Monday, March 28, 2011

French connnections

In local elections yesterday (March 28) in France, the Socialists were the big winners. After them, however, came the candidates of the Front National, a group widely regarded as far-right, perhaps even neo-fascist. Since 2008, the FN has been headed by Marine Le Pen, daughter of the founder Jean-Marie Le Pen. Under her leadership the group has moderated some of its extreme positions.

It continues to benefit, however, from French (and European) uneasiness about the assimilability of Muslims.
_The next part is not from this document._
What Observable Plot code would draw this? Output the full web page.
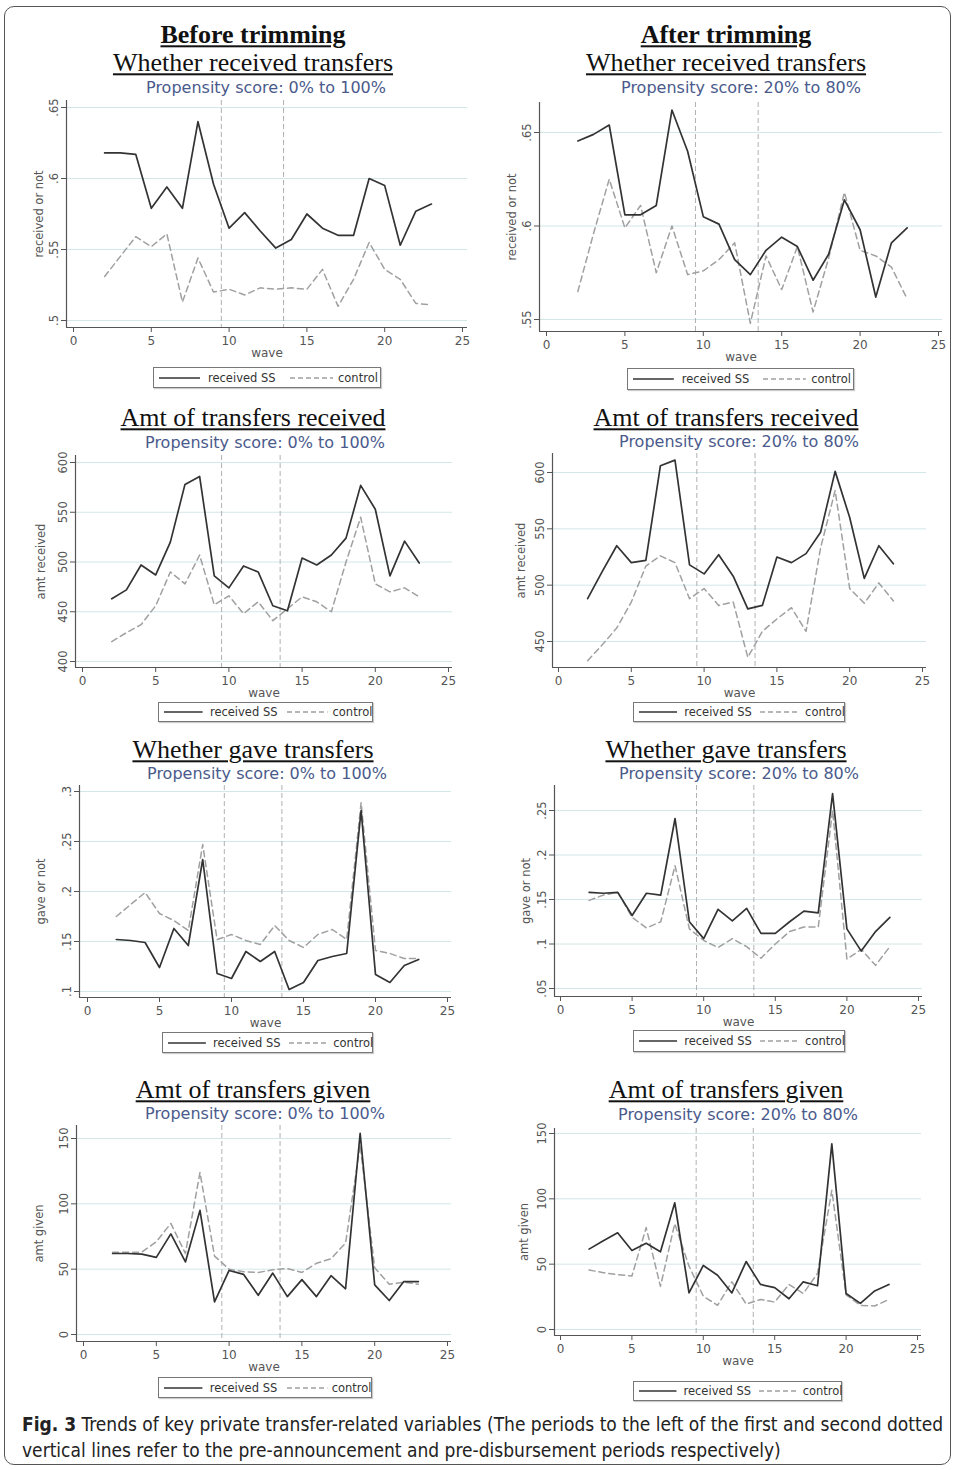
<!DOCTYPE html>
<html><head><meta charset="utf-8">
<script src="https://cdn.jsdelivr.net/npm/d3@7"></script>
<script src="https://cdn.jsdelivr.net/npm/@observablehq/plot@0.6"></script>
<style>
body{margin:0;background:#fff;}
#fig{position:relative;width:956px;height:1470px;overflow:hidden;font-family:"DejaVu Sans",sans-serif;background:#fff;}
.border{position:absolute;left:4px;top:6px;width:947px;height:1459px;border:1.5px solid #555;border-radius:10px;box-sizing:border-box;}
.ttl{position:absolute;font-family:"Liberation Serif","Times New Roman",serif;font-size:26px;text-decoration:underline;text-decoration-thickness:1.5px;text-underline-offset:2px;color:#111;white-space:nowrap;transform:translate(-50%,-50%);line-height:0.9;}
.ttl.b{font-weight:bold;}
.sub{position:absolute;font-size:16px;color:#4a5a8c;white-space:nowrap;transform:translate(-50%,-50%);line-height:0.9;}
.leg{position:absolute;border:1px solid #777;box-shadow:1px 1px 1px #ccc;box-sizing:border-box;font-size:11.5px;color:#333;white-space:nowrap;}
.leg > *{position:absolute;top:50%;transform:translateY(-50%);}
.leg svg{display:block;}
.pl{position:absolute;}
.cap{position:absolute;font-family:"Liberation Sans Narrow","DejaVu Sans Condensed",sans-serif;font-size:19px;line-height:26px;color:#222;white-space:nowrap;}
</style>
</head><body>
<div id="fig"><div class="border"></div></div>
<script>
// ---------- data ----------
const waves = [2,3,4,5,6,7,8,9,10,11,12,13,14,15,16,17,18,19,20,21,22,23];
const xTicks = [0,5,10,15,20,25];
const refLines = [9.5,13.5];
const seriesNames = ["received SS","control"];

const recvBeforeSS   = [.618,.618,.617,.579,.594,.579,.640,.596,.565,.576,.563,.551,.557,.575,.565,.560,.560,.600,.595,.553,.577,.582];
const recvBeforeCtrl = [.531,.545,.559,.552,.561,.513,.544,.520,.522,.518,.523,.522,.523,.522,.536,.510,.529,.555,.536,.529,.512,.511];
const recvAfterSS    = [.6455,.649,.654,.606,.606,.611,.662,.640,.605,.601,.582,.574,.587,.594,.589,.571,.585,.614,.598,.562,.591,.599];
const recvAfterCtrl  = [.565,.596,.625,.599,.611,.575,.600,.574,.576,.582,.591,.548,.584,.566,.589,.554,.583,.618,.587,.584,.578,.561];

const amtRecvBeforeSS   = [463,472,497,487,520,578,586,486,474,496,490,456,451,504,497,507,524,577,553,486,521,499];
const amtRecvBeforeCtrl = [420,429,437,456,490,478,507,457,466,448,460,441,453,465,460,450,500,545,478,470,474,465];
const amtRecvAfterSS    = [488,512,535,520,522,606,611,518,510,527,508,479,482,525,520,528,547,601,560,506,535,519];
const amtRecvAfterCtrl  = [433,447,462,485,517,526,520,488,497,482,485,436,459,470,480,459,533,584,497,484,502,486];

const gaveBeforeSS   = [.152,.151,.149,.124,.163,.146,.232,.118,.113,.140,.130,.140,.102,.109,.131,.135,.138,.281,.117,.109,.126,.132];
const gaveBeforeCtrl = [.175,.187,.199,.178,.171,.161,.247,.152,.157,.151,.147,.166,.151,.144,.157,.162,.152,.289,.141,.138,.133,.133];
const gaveAfterSS    = [.158,.157,.158,.132,.157,.155,.241,.125,.106,.139,.126,.140,.112,.112,.125,.137,.135,.269,.117,.092,.114,.130];
const gaveAfterCtrl  = [.149,.155,.158,.130,.118,.125,.188,.117,.104,.096,.106,.097,.084,.100,.114,.119,.119,.250,.083,.094,.076,.097];

const amtGivenBeforeSS   = [62,62,61.5,59,77,55.5,95,25,49,46,30,47,29,42,29,45,35,154,38,26,40.5,40.5];
const amtGivenBeforeCtrl = [63,63,63,71,85,62,124,60,50,48,47.5,49.5,50.5,47.5,54.5,58,70,145,51,38.5,40,38.5];
const amtGivenAfterSS    = [61.5,68,74,60.5,66,59.5,97,28,49,41.5,28,52,34.5,32,23.5,36.5,33.5,142,27.5,20,29.5,34.5];
const amtGivenAfterCtrl  = [45.5,43.5,42,41,78,33,81,48.5,25.5,18.5,36.5,19.5,23,21,34.5,27.5,43,106.5,26.5,18.5,18,23];

const headerBefore = "Before trimming";
const headerAfter = "After trimming";
const subBefore = "Propensity score: 0% to 100%";
const subAfter = "Propensity score: 20% to 80%";

// ---------- layout (pixel placement of each panel) ----------
const panels = [
 {title:"Whether received transfers", sub:subBefore, head:headerBefore, ylabel:"received or not", ss:recvBeforeSS, ctrl:recvBeforeCtrl, yTicks:[.5,.55,.6,.65],
  svgLeft:12, yAxisX:66, px0:73, px25:462, frameRight:467, frameTop:100, frameBottom:327, t1:.5, p1:320, t2:.65, p2:107, ylabX:40,
  tx:253, ty:63, hy:35, sx:266, sy:88, leg:[153,367,228,21]},
 {title:"Whether received transfers", sub:subAfter, head:headerAfter, ylabel:"received or not", ss:recvAfterSS, ctrl:recvAfterCtrl, yTicks:[.55,.6,.65],
  svgLeft:490, yAxisX:539, px0:546, px25:938, frameRight:942, frameTop:102, frameBottom:331, t1:.55, p1:319, t2:.65, p2:132, ylabX:513,
  tx:726, ty:63, hy:35, sx:741, sy:88, leg:[627,368,227,22]},
 {title:"Amt of transfers received", sub:subBefore, ylabel:"amt received", ss:amtRecvBeforeSS, ctrl:amtRecvBeforeCtrl, yTicks:[400,450,500,550,600],
  svgLeft:12, yAxisX:75, px0:82, px25:448, frameRight:452, frameTop:455, frameBottom:667, t1:400, p1:661, t2:600, p2:462, ylabX:42,
  tx:253, ty:418, sx:265, sy:443, leg:[158,702,215,20]},
 {title:"Amt of transfers received", sub:subAfter, ylabel:"amt received", ss:amtRecvAfterSS, ctrl:amtRecvAfterCtrl, yTicks:[450,500,550,600],
  svgLeft:490, yAxisX:552, px0:558, px25:922, frameRight:926, frameTop:453, frameBottom:667, t1:450, p1:641, t2:600, p2:472, ylabX:522,
  tx:726, ty:418, sx:739, sy:442, leg:[633,702,212,20]},
 {title:"Whether gave transfers", sub:subBefore, ylabel:"gave or not", ss:gaveBeforeSS, ctrl:gaveBeforeCtrl, yTicks:[.1,.15,.2,.25,.3],
  svgLeft:12, yAxisX:79, px0:87, px25:447, frameRight:451, frameTop:785, frameBottom:997, t1:.1, p1:991, t2:.3, p2:791, ylabX:42,
  tx:253, ty:750, sx:267, sy:774, leg:[162,1032,211,21]},
 {title:"Whether gave transfers", sub:subAfter, ylabel:"gave or not", ss:gaveAfterSS, ctrl:gaveAfterCtrl, yTicks:[.05,.1,.15,.2,.25],
  svgLeft:490, yAxisX:554, px0:560, px25:918, frameRight:922, frameTop:785, frameBottom:996, t1:.05, p1:988, t2:.25, p2:810, ylabX:527,
  tx:726, ty:750, sx:739, sy:774, leg:[633,1030,212,22]},
 {title:"Amt of transfers given", sub:subBefore, ylabel:"amt given", ss:amtGivenBeforeSS, ctrl:amtGivenBeforeCtrl, yTicks:[0,50,100,150],
  svgLeft:12, yAxisX:76, px0:83, px25:447, frameRight:451, frameTop:1125, frameBottom:1341, t1:0, p1:1334, t2:150, p2:1138, ylabX:40,
  tx:253, ty:1090, sx:265, sy:1114, leg:[158,1377,214,21]},
 {title:"Amt of transfers given", sub:subAfter, ylabel:"amt given", ss:amtGivenAfterSS, ctrl:amtGivenAfterCtrl, yTicks:[0,50,100,150],
  svgLeft:490, yAxisX:554, px0:560, px25:917, frameRight:921, frameTop:1128, frameBottom:1335, t1:0, p1:1329, t2:150, p2:1133, ylabX:525,
  tx:726, ty:1090, sx:738, sy:1115, leg:[633,1381,209,20]}
];

const fig = document.getElementById("fig");
const fmt = d => { const s = String(+(+d).toFixed(3)); return s.replace(/^0\./, "."); };

function addDiv(cls, html, left, top) {
  const d = document.createElement("div");
  d.className = cls; d.innerHTML = html;
  d.style.left = left + "px"; d.style.top = top + "px";
  fig.appendChild(d); return d;
}

for (const p of panels) {
  if (p.head) addDiv("ttl b", p.head, p.tx, p.hy);
  addDiv("ttl", p.title, p.tx, p.ty);
  addDiv("sub", p.sub, p.sx, p.sy);

  const kx = (p.px25 - p.px0) / 25;
  const xa = (p.yAxisX - p.px0) / kx, xb = (p.frameRight - p.px0) / kx;
  const ky = (p.p1 - p.p2) / (p.t2 - p.t1);
  const ya = p.t1 - (p.frameBottom - p.p1) / ky;
  const yb = p.t2 + (p.p2 - p.frameTop) / ky;
  const mt = 8, mb = 40, mr = 8;
  const ml = p.yAxisX - p.svgLeft;
  const width = p.frameRight - p.svgLeft + mr;
  const height = p.frameBottom - p.frameTop + mt + mb;
  const rows = waves.flatMap((w, i) => [
    {wave: w, v: p.ss[i], s: seriesNames[0]},
    {wave: w, v: p.ctrl[i], s: seriesNames[1]}
  ]);
  const chart = Plot.plot({
    width, height, marginLeft: ml, marginRight: mr, marginTop: mt, marginBottom: mb,
    x: {domain: [xa, xb]},
    y: {domain: [ya, yb]},
    style: {fontFamily: "DejaVu Sans, sans-serif", fontSize: "11px", color: "#555", background: "transparent", overflow: "visible"},
    marks: [
      Plot.gridY({ticks: p.yTicks, stroke: "#d3e6e8", strokeOpacity: 1, strokeWidth: 1}),
      Plot.ruleX(refLines, {stroke: "#b0b0b0", strokeDasharray: "5,3", strokeWidth: 1}),
      Plot.axisX({ticks: xTicks, tickSize: 5, tickFormat: d => String(d), label: "wave", labelAnchor: "center", labelArrow: "none", labelOffset: 29, fontSize: 12, stroke: "#555"}),
      Plot.axisY({ticks: p.yTicks, tickFormat: fmt, tickRotate: -90, tickSize: 5, label: p.ylabel, labelAnchor: "center", labelArrow: "none", labelOffset: p.yAxisX - p.ylabX + 6, fontSize: 11.5, stroke: "#555"}),
      Plot.ruleX([xa], {stroke: "#555", strokeWidth: 1.2}),
      Plot.ruleY([ya], {stroke: "#555", strokeWidth: 1.2}),
      Plot.line(rows.filter(r => r.s === seriesNames[1]), {x: "wave", y: "v", stroke: "#a0a0a0", strokeWidth: 1.5, strokeDasharray: "6,4"}),
      Plot.line(rows.filter(r => r.s === seriesNames[0]), {x: "wave", y: "v", stroke: "#333", strokeWidth: 1.7})
    ]
  });
  const wrap = document.createElement("div");
  wrap.className = "pl";
  wrap.style.left = p.svgLeft + "px";
  wrap.style.top = (p.frameTop - mt) + "px";
  wrap.appendChild(chart);
  fig.appendChild(wrap);

  const [lx, ly, lw, lh] = p.leg;
  const f = lw / 228;
  const lg = addDiv("leg",
    `<svg width="44" height="10" style="left:${4*f}px"><line x1="1" x2="${42*f}" y1="5" y2="5" stroke="#333" stroke-width="1.6"/></svg>` +
    `<span style="left:${54*f}px">${seriesNames[0]}</span>` +
    `<svg width="46" height="10" style="left:${136*f}px"><line x1="0" x2="${43*f}" y1="5" y2="5" stroke="#a0a0a0" stroke-width="1.4" stroke-dasharray="5,3"/></svg>` +
    `<span style="left:${184*f}px">${seriesNames[1]}</span>`, lx, ly);
  lg.style.width = lw + "px"; lg.style.height = lh + "px";
}

addDiv("cap", `<b>Fig. 3</b> Trends of key private transfer-related variables (The periods to the left of the first and second dotted<br>vertical lines refer to the pre-announcement and pre-disbursement periods respectively)`, 22, 1411);
</script>
</body></html>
This aspect clearly is affecting politics in localities like Henin-Beaumont, a depressed coal-mining town in the north of France with a large Muslim population (story in the New York Times, March 27). In this account a young woman named Marion Rohart explains why she switched her vote to the FN: she had seen Muslims spitting on several of her homosexual friends.

As I have noted in these pages before, Muslim aggression towards gays is commonly played down by the European left, which has become Islamophile. To be very candid, these leftist observers are in denial. They have no difficulty in blaming homophobia in Uganda on Christianity (which is largely correct), but they refuse to acknowledge that gay bashing by Muslims in Europe is supported by the Quran and mainstream Islamic tradition.

This latest Socialist victory notwithstanding, the left continues to decline in Western Europe. One reason for this decline is ostrich multiculturalism, which simply counsels ignoring the problems that have arisen. Multiculturalists revel, or so they say, in the fact that Europe has become more diverse. It has also become more right-wing. It seems that these two facts are causally related.

In other words, the strangers, welcomed by the left, are also responsible for the downfall of that political brand.